Electronic – angle calculations

accelerometerfilterspeed

I am using a Freescale 3 axis accelerometer to build a model that flies and would like to log and calculate angles during a flight. My model can both hover and move up to 40kph as well as rotate on any axis 360 degrees. I have done some basic calculations on angles using raw data sent back but the data looks kind of weird with spikes.Right now I am just using Excel to do the calculations until I get the formulas correct for the software I'm developing. I am using:
X-data = column B
Y-data = column C
Z-data = column D
pitch = ATAN(B3/SQRT(C3^2+D3^2))
roll = ATAN(C3/SQRT(B3^2+D3^2))
theta = ATAN(SQRT(B3^2+C3^2)/D3)

The questions I have are:
Is there a way to calculate speed from the data?
Can I filter out the spikes using some sort of software filtering without skewing the data?

Thanks,

JB

Best Answer

In general, you can integrate acceleration data to obtain rates, and further integrate rates to get position/attitude information. This is known as dead-reckoning.

The model you described has what's known as 6 degrees of freedom. The six degrees are three translational: the north-south axis, east-west axis, up-down axis, and three angular: roll, pitch, and heading (and/or yaw).

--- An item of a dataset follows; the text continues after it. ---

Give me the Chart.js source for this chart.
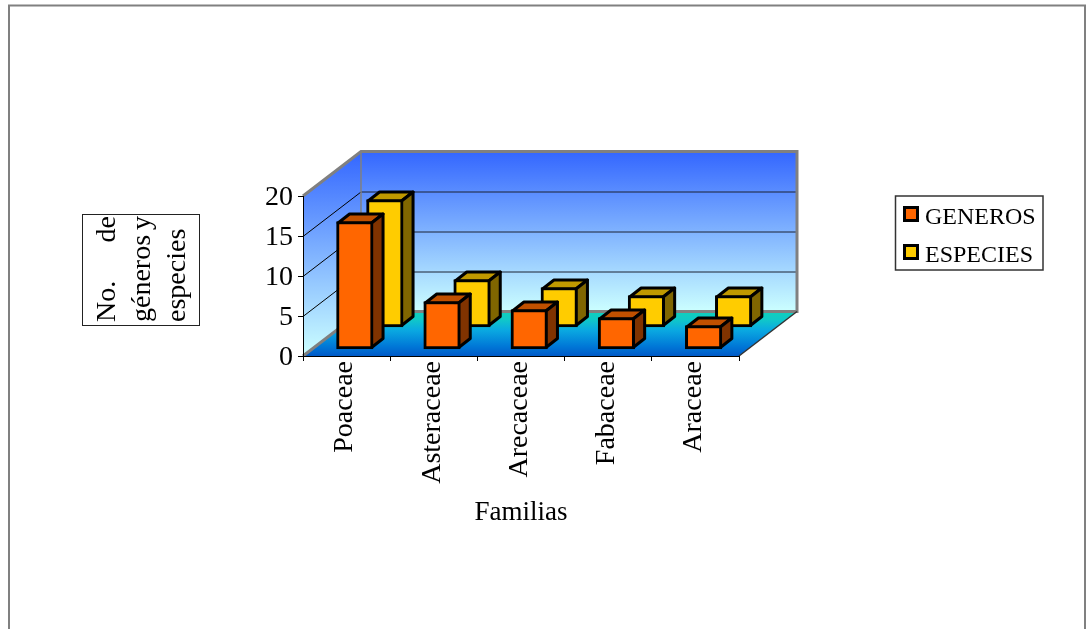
<!DOCTYPE html>
<html>
<head>
<meta charset="utf-8">
<style>
  html, body { margin: 0; padding: 0; background: #fff; }
  #wrap { width: 1086px; height: 629px; }
</style>
<script src="https://cdn.jsdelivr.net/npm/chart.js@4/dist/chart.umd.min.js"></script>
</head>
<body>
<div id="wrap"><canvas id="chart" width="1086" height="629"></canvas></div>
<script>
const categories = ['Poaceae', 'Asteraceae', 'Arecaceae', 'Fabaceae', 'Araceae'];
const generos = [16, 6, 5, 4, 3];
const especies = [16, 6, 5, 4, 4];
const yTicks = [0, 5, 10, 15, 20];
const xTitle = 'Familias';
const yTitleLines = [['No.', 'de'], ['géneros', 'y'], ['especies']];

const SERIF = '"Liberation Serif", "Times New Roman", serif';

// Depth of the box and of each bar, in canvas pixels.
const BOX_DX = 58, BOX_DY = 44.5;
const BAR_DX = 11.5, BAR_DY = 9;

// Each series sits on its own row of the floor.
const rowShift = [
  { dx: 8.2, dy: -6.5 },
  { dx: 38.2, dy: -28.5 }
];
const shades = [
  { top: '#C05000', side: '#803300' },
  { top: '#C09900', side: '#806600' }
];

function poly(ctx, pts) {
  ctx.beginPath();
  pts.forEach((p, i) => i ? ctx.lineTo(p[0], p[1]) : ctx.moveTo(p[0], p[1]));
  ctx.closePath();
}

const box3d = {
  id: 'box3d',
  beforeDatasetsDraw(chart) {
    const { ctx, chartArea: a, scales: { y } } = chart;
    const L = a.left, R = a.right, T = a.top, B = a.bottom;
    const h = B - T;
    ctx.save();

    // Back wall
    let g = ctx.createLinearGradient(0, T - BOX_DY, 0, B - BOX_DY);
    g.addColorStop(0, '#3366FF');
    g.addColorStop(1, '#CCFFFF');
    ctx.fillStyle = g;
    ctx.fillRect(L + BOX_DX, T - BOX_DY, R - L, h);

    // Side wall: one vertical gradient over its full height
    g = ctx.createLinearGradient(0, T - BOX_DY, 0, B);
    g.addColorStop(0, '#3366FF');
    g.addColorStop(1, '#CCFFFF');
    ctx.fillStyle = g;
    poly(ctx, [[L, T], [L + BOX_DX, T - BOX_DY], [L + BOX_DX, B - BOX_DY], [L, B]]);
    ctx.fill();

    // Floor
    g = ctx.createLinearGradient(0, B - BOX_DY, 0, B);
    g.addColorStop(0, '#0FD0BC');
    g.addColorStop(0.18, '#10C8C8');
    g.addColorStop(0.41, '#0AAAE1');
    g.addColorStop(0.78, '#0078D7');
    g.addColorStop(1, '#005AC8');
    ctx.fillStyle = g;
    poly(ctx, [[L, B], [R, B], [R + BOX_DX, B - BOX_DY], [L + BOX_DX, B - BOX_DY]]);
    ctx.fill();

    // Gridlines across both walls
    ctx.lineWidth = 1;
    yTicks.slice(1, -1).forEach(v => {
      const py = Math.round(y.getPixelForValue(v)) + 0.5;
      ctx.strokeStyle = '#000';
      ctx.beginPath();
      ctx.moveTo(L, py);
      ctx.lineTo(L + BOX_DX, py - BOX_DY);
      ctx.stroke();
      ctx.strokeStyle = '#1C2233';
      ctx.beginPath();
      ctx.moveTo(L + BOX_DX, py - BOX_DY);
      ctx.lineTo(R + BOX_DX, py - BOX_DY);
      ctx.stroke();
    });

    // Grey edges of the box
    ctx.strokeStyle = '#808080';
    ctx.lineWidth = 3;
    ctx.lineJoin = 'miter';
    ctx.beginPath();
    ctx.moveTo(L, T);
    ctx.lineTo(L + BOX_DX, T - BOX_DY);
    ctx.lineTo(R + BOX_DX, T - BOX_DY);
    ctx.lineTo(R + BOX_DX, B - BOX_DY);
    ctx.lineTo(L + BOX_DX, B - BOX_DY);
    ctx.lineTo(L, B);
    ctx.stroke();
    ctx.lineWidth = 1.5;
    ctx.beginPath();
    ctx.moveTo(L + BOX_DX, T - BOX_DY);
    ctx.lineTo(L + BOX_DX, B - BOX_DY);
    ctx.stroke();
    ctx.strokeStyle = '#333';
    ctx.beginPath();
    ctx.moveTo(R, B);
    ctx.lineTo(R + BOX_DX, B - BOX_DY);
    ctx.stroke();
    ctx.restore();
  },
  // The bar itself is painted by the library inside the translated context;
  // its top and side faces go underneath it.
  beforeDatasetDraw(chart, args) {
    const { ctx } = chart;
    const i = args.index;
    const s = rowShift[i];
    ctx.save();
    ctx.translate(s.dx, s.dy);
    ctx.lineWidth = 3;
    ctx.lineJoin = 'round';
    ctx.strokeStyle = '#000';
    args.meta.data.forEach(bar => {
      const p = bar.getProps(['x', 'y', 'base', 'width'], true);
      const l = p.x - p.width / 2 + 1.5, r = p.x + p.width / 2 - 1.5;
      const t = p.y + 1.5, b = p.base - 1.5;
      poly(ctx, [[l, t], [r, t], [r + BAR_DX, t - BAR_DY], [l + BAR_DX, t - BAR_DY]]);
      ctx.fillStyle = shades[i].top;
      ctx.fill();
      ctx.stroke();
      poly(ctx, [[r, t], [r + BAR_DX, t - BAR_DY], [r + BAR_DX, b - BAR_DY], [r, b]]);
      ctx.fillStyle = shades[i].side;
      ctx.fill();
      ctx.stroke();
    });
  },
  afterDatasetDraw(chart) {
    chart.ctx.restore();
  },
  afterDraw(chart) {
    const { ctx } = chart;
    ctx.save();

    // Page frame
    ctx.strokeStyle = '#808080';
    ctx.lineWidth = 2;
    ctx.beginPath();
    ctx.moveTo(9, 629);
    ctx.lineTo(9, 5.5);
    ctx.lineTo(1085, 5.5);
    ctx.lineTo(1085, 629);
    ctx.stroke();

    // Vertical axis caption in its box
    ctx.strokeStyle = '#222';
    ctx.lineWidth = 1;
    ctx.strokeRect(82.5, 214.5, 117, 111);
    ctx.fillStyle = '#000';
    ctx.font = '28px ' + SERIF;
    ctx.textBaseline = 'alphabetic';
    const baselines = [115, 150, 185];
    yTitleLines.forEach((words, n) => {
      ctx.save();
      ctx.translate(baselines[n], 322);
      ctx.rotate(-Math.PI / 2);
      ctx.textAlign = 'left';
      ctx.fillText(words[0], 0, 0);
      if (words[1]) {
        ctx.textAlign = 'right';
        ctx.fillText(words[1], 106, 0);
      }
      ctx.restore();
    });

    // Legend
    ctx.strokeStyle = '#333';
    ctx.lineWidth = 1.5;
    ctx.fillStyle = '#fff';
    ctx.fillRect(895, 196, 148, 74);
    ctx.strokeRect(895.5, 196, 147.5, 74);
    const legendY = [214, 252];
    ctx.font = '24px ' + SERIF;
    chart.data.datasets.forEach((ds, n) => {
      const yc = legendY[n];
      ctx.fillStyle = ds.backgroundColor;
      ctx.fillRect(904.5, yc - 6.5, 13, 13);
      ctx.strokeStyle = '#000';
      ctx.lineWidth = 3;
      ctx.strokeRect(904.5, yc - 6.5, 13, 13);
      ctx.fillStyle = '#000';
      ctx.textAlign = 'left';
      ctx.fillText(ds.label, 925, yc + 10);
    });
    ctx.restore();
  }
};

new Chart(document.getElementById('chart'), {
  type: 'bar',
  data: {
    labels: categories,
    datasets: [
      { label: 'GENEROS', data: generos, backgroundColor: '#FF6600' },
      { label: 'ESPECIES', data: especies, backgroundColor: '#FFCC00' }
    ]
  },
  options: {
    responsive: false,
    animation: false,
    grouped: false,
    clip: false,
    barThickness: 36.5,
    borderWidth: 3,
    borderColor: '#000',
    borderSkipped: false,
    layout: { padding: { left: 0, right: 347, top: 196, bottom: 0 } },
    plugins: { legend: { display: false }, tooltip: { enabled: false } },
    scales: {
      x: {
        afterFit(scale) { scale.height = 273; },
        grid: { drawOnChartArea: false, drawTicks: true, tickLength: 5, color: '#000', z: 1 },
        border: { display: true, color: '#000', width: 1, z: 1 },
        ticks: {
          minRotation: 90, maxRotation: 90, autoSkip: false, padding: 0, labelOffset: -1.5,
          color: '#000', font: { family: SERIF, size: 28 }
        },
        title: {
          display: true, text: xTitle, color: '#000',
          font: { family: SERIF, size: 27 },
          padding: { top: 0, bottom: 100 }
        }
      },
      y: {
        min: 0, max: 20,
        afterFit(scale) { scale.width = 303; },
        afterBuildTicks(scale) { scale.ticks = yTicks.map(value => ({ value })); },
        grid: { drawOnChartArea: false, drawTicks: true, tickLength: 5, color: '#000', z: 1 },
        border: { display: true, color: '#000', width: 1, z: 1 },
        ticks: {
          padding: 5, labelOffset: 1.5, color: '#000', font: { family: SERIF, size: 28 }
        }
      }
    }
  },
  plugins: [box3d]
});
</script>
</body>
</html>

Translational accelerations will show up directly as changes in one or more of the three channels. You can get angular orientation by isolating out the 'bias' acceleration due to gravity.

As for noisy spikes in the data, the easiest approach is to run a low-pass filter (LPF) of some kind on the data. This can be done in software with a moving-window time average of the last N samples. You have to be aware though, that since your speed and position data is an integration of the raw data, that any errors also get integrated. In other words, your sensor-based estimate of the vehicle's position, speed, orientation all become less accurate as time goes on, so the better you can remove the noise, the better your navigational solution will be.